The Spectacle begins at 3 p.m. The City of Alexandria Pipes & Drums and the Gold Top County Ramblers bluegrass band will play in the Amphitheater and the Circle of Standing Stones.

Win a costume prize for Best Overall, Historical, Scariest, Political, Funniest, Animal, Environmental and Fantasy. Still time to think big and go for it! Awards at 6 p.m. The Pipes & Drums will then lead a torch-lit procession at dusk from the amphitheater to the Circle of the Standing Stones. A large bonfire will burn into the evening.

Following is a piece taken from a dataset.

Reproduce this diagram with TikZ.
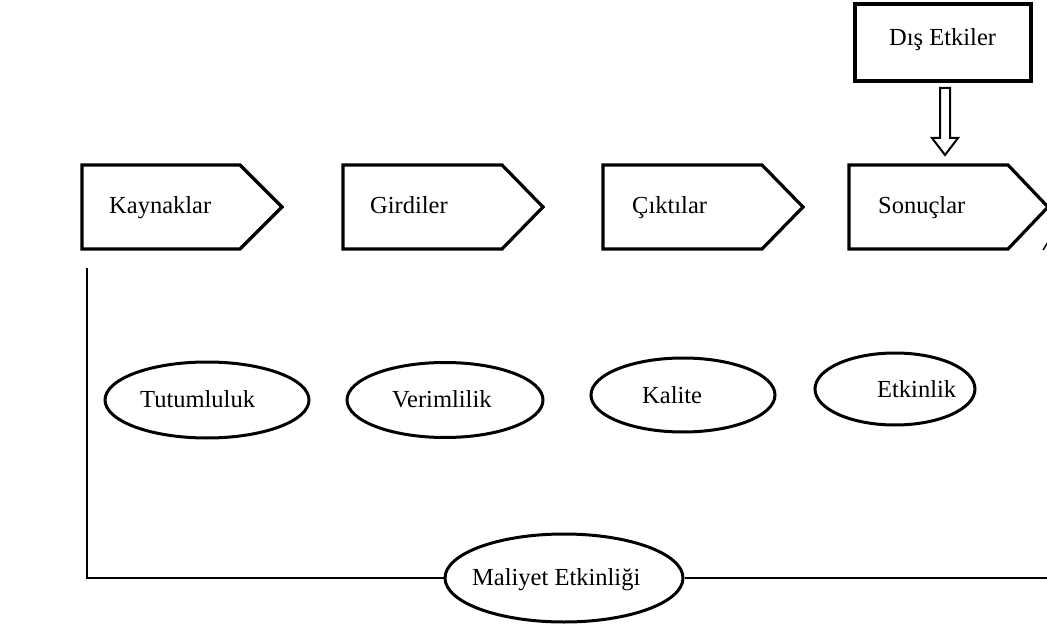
\documentclass[tikz,border=0pt]{standalone}
\usepackage{fontspec}
\setmainfont{Liberation Serif}
\usetikzlibrary{shapes.geometric}
\begin{document}
\begin{tikzpicture}[x=1pt,y=-1pt,
  chev/.style={line width=3.2pt, line join=miter, fill=white},
  oval/.style={ellipse, draw, line width=3pt, fill=white, inner sep=0pt},
  lbl/.style={anchor=base west, inner sep=0pt, font=\fontsize{24.5}{29}\selectfont},
  link/.style={line width=1.5pt}]
\useasboundingbox (0,0) rectangle (1047,628);

% external effects box and hollow arrow
\draw[line width=3.2pt] (855,4) rectangle (1031,81);
\node[lbl] (dis) at (889,46) {Dış Etkiler};
\draw[line width=2pt, line join=miter, fill=white]
  (940,88) -- (950,88) -- (950,138) -- (958,138) -- (945,155)
  -- (932,138) -- (940,138) -- cycle;

% process chevrons
\draw[chev] (82,165) -- (240,165) -- (282,207) -- (240,249) -- (82,249) -- cycle;
\node[lbl] (kay) at (109,214) {Kaynaklar};
\draw[chev] (343,165) -- (502,165) -- (543,207) -- (502,249) -- (343,249) -- cycle;
\node[lbl] (gir) at (370,214) {Girdiler};
\draw[chev] (603,165) -- (762,165) -- (803,207) -- (762,249) -- (603,249) -- cycle;
\node[lbl] (cik) at (632,214) {Çıktılar};
\draw[chev] (849,165) -- (1008,165) -- (1048,207) -- (1008,249) -- (849,249) -- cycle;
\node[lbl] (son) at (878,214) {Sonuçlar};
\draw[line width=1.5pt] (1043,250) -- (1048,242);

% performance criteria
\node[oval, minimum width=204pt, minimum height=76pt] (tut) at (207,400) {};
\node[lbl] (tutl) at (140,407) {Tutumluluk};
\node[oval, minimum width=196pt, minimum height=75pt] (ver) at (445,400) {};
\node[lbl] (verl) at (392,407) {Verimlilik};
\node[oval, minimum width=184pt, minimum height=74pt] (kal) at (683,395) {};
\node[lbl] (kall) at (642,403) {Kalite};
\node[oval, minimum width=160pt, minimum height=72pt] (etk) at (895,389) {};
\node[lbl] (etkl) at (877,397) {Etkinlik};

% cost effectiveness spanning the whole chain
\coordinate (lt) at (87,268);
\coordinate (rt) at (1047,578);
\node[oval, minimum width=238pt, minimum height=88pt] (mal) at (564,578) {};
\node[lbl] (mall) at (472,585) {Maliyet Etkinliği};
\draw[link] (lt) |- (mal.west);
\draw[link] (mal.east) -- (rt);
\end{tikzpicture}
\end{document}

And bring your camera to capture the spirit of the Spectacle. If your images are used in the event’s picture book, you will receive a copy with acknowledgment. This year’s goal: Beating the past record of 38 photographers.

Etlan Little Country Store will serve food throughout the Spectacle.

Adds Henry: “If you are coming from Washington, we recommend you stay for the evening. We have dozens of places for you to stay in Rappahannock. Just let me know and I will give you one. If you have a place and can host guests, please let me know.”

RSVP to jhenry@drystonecapital.com

Wildfire season

Fall wildfire season in Virginia is underway and will run through Nov. 30. Rappahannock residents are asked to be extra careful with anything — matches, campfires, bonfires, and mechanical equipment — that could cause a wildfire during this time.

Because of recent dry conditions, the Virginia Department of Forestry (VDOF) has all of its emergency response equipment and personnel in an increased state of readiness. The county’s volunteer fire departments will work closely with VDOF to protect citizens and property.

“Before the rain this [past] week, it had been more than 30 days since any measurable precipitation fell on the Commonwealth,” noted Fred Turck, VDOF’s wildfire prevention manager. “That has us very concerned because when things are very dry they tend to burn much more quickly. And that makes battling a resulting wildfire that much harder and puts lives and property at risk.”

More than 96 percent of wildfires in Virginia are caused by human activity. People burning trash or debris remains the No. 1 cause of wildfires in Virginia.

That said, weather also plays a critical role in wildfire.

“Before you light your fire, make sure winds are less than 15 miles per hour and that the relative humidity level is above 35 percent,” said Turck.

Red Ribbons

The local chapters of Mothers Against Drunk Driving (MADD) and Students Against Destructive Decisions (SADD) are teaming up to promote safe driving and good choices — such as choosing to avoid drugs and alcohol.

National Red Ribbon Week returns October 23 through October 31. Janet Robey, the new Rappahannock High School organizer of SADD, and Kim McKiernan, the local representative of MADD, are working with students and the community to make the event a success.

According to McKiernan, fun activities and theme days are planned for students and staff. For example, Monday is pajama day, themed “My Choices are Key to My Dreams.” On Tuesday, students and staff are encouraged to wear red shirts and take a picture for the Red Ribbon Week photo contest. Friday’s Halloween theme is “Drugs Are too Spooky for Me” and, of course, students may wear costumes to school.

As in past years, businesses and homeowners are asked to display large red ribbons on their mailboxes or other highly visible places to show our community’s support. MADD and SADD provided a number of ribbons last year and ask that they be used again. Or you can use a large red holiday bow or piece of red ribbon.

Said Robey, “Our goal is to blanket the community so everywhere our students (and adults) travel, they are reminded to make good choices and avoid drugs and alcohol.”

In addition, a SADD Rock the Belt initiative engages schools, parents, and communities about the importance of wearing seat belts in every vehicle, in every seat, every time. The Rappahannock chapter of SADD will be holding activities from October 15 to 21, in conjunction with National Teen Driver Safety Week.